Logo images of Cornerstone OnDemand and Kronos from Google.

 

 

2 comments

  1. Daniel D'Arezzo

    Reading this post leaves me relieved that I’m no longer in the work force. When I worked in magazine publishing, we were early adopters of computers, which were an enormous boon to productivity. It never occurred to me that the tool I was using to help the corporation would become a tool of the corporation to spy on me. But even though I’m no longer working, I still (obviously) use a computer, and my personal computer is spying on me, as Edward Snowden explained.

    When I finish this comment, I must check a box that says, “I’m not a robot.” This is to prevent spam from cluttering the inbox of the person who moderates comments. But it also gives me pause. How do I know I’m not a robot?

    On my cable-TV service here in Buenos Aires, the most popular movies appear to be cop shows, thrillers and fantasies. The last involve supernatural creatures and the wizards and elves and besieged humans who battle them. I’m wondering why we have so many zombie movies, in many of which a drug or chemical transforms people into zombies. Is this a metaphor for the actual drugs (cocaine, meth, alcohol) that turn people into zombies? Or is the “drug” actually the work we do? (Who hasn’t felt like a zombie after a long week, or felt that the worker in the next cubicle was actually a zombie?) Or is the “drug” actually Facebook + cat videos + Free Cell + online gambling + porn or any of the myriad things the computer brings us?

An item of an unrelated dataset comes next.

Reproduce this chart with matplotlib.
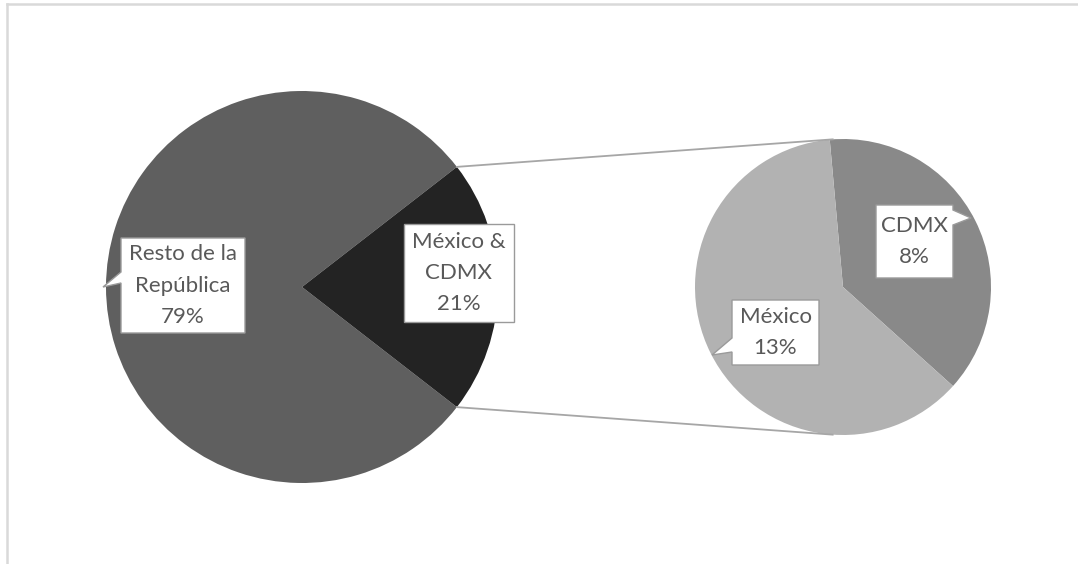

    But I’m not without hope that the computer can actually save us. The pessimistic article in Truthdig that Gayle recommends begins: “All attempts to reform mass incarceration through the traditional mechanisms of electoral politics, the courts and state and federal legislatures are useless.” I disagree. Just a small rise in the number of people who vote could bring about a revolution. Just a small rise, from the 30% who typically vote in off-year elections to around 50% of the electorate voting regularly in off-year elections. More young people, more minorities. The two elections that Obama won in 2008 and 2012 had high turnouts, well over 50%, so getting those same voters to vote in the off-year elections is not unthinkable. My brother ran as a Democrat for the Georgia statehouse in 2012 in Cobb County, Newt Gingrich’s old stomping grounds, so his campaign was doomed from the start. When he looked at the election returns, my brother saw that he got 15% of the vote but that Obama got 30% of the vote in the same district. People pulling the lever for Obama were not bothering to vote for the Democrat in the local election–as if it were not important. We need to educate voters as well as get them to turn out.

    I am neither a robot nor a zombie. I have informed opinions, and one way I stay informed is through my computer. The Cornerstone-Kronos future looks bleak; but in an alternative universe, the computer keeps people connected and informed and gives them more control of their governments and their lives. We can do it. Yes, we can.

    Like

  2. William Eaton

    We would seem to have reached that point in human history at which it becomes necessary for assert periodically that we are not robots. (And this even as we enthusiastically sign up for devices — e.g. GPS — that turn us into robots.)

    Another of my favorites: The number of times these days that we are asked to click a button (link) that says “SUBMIT”.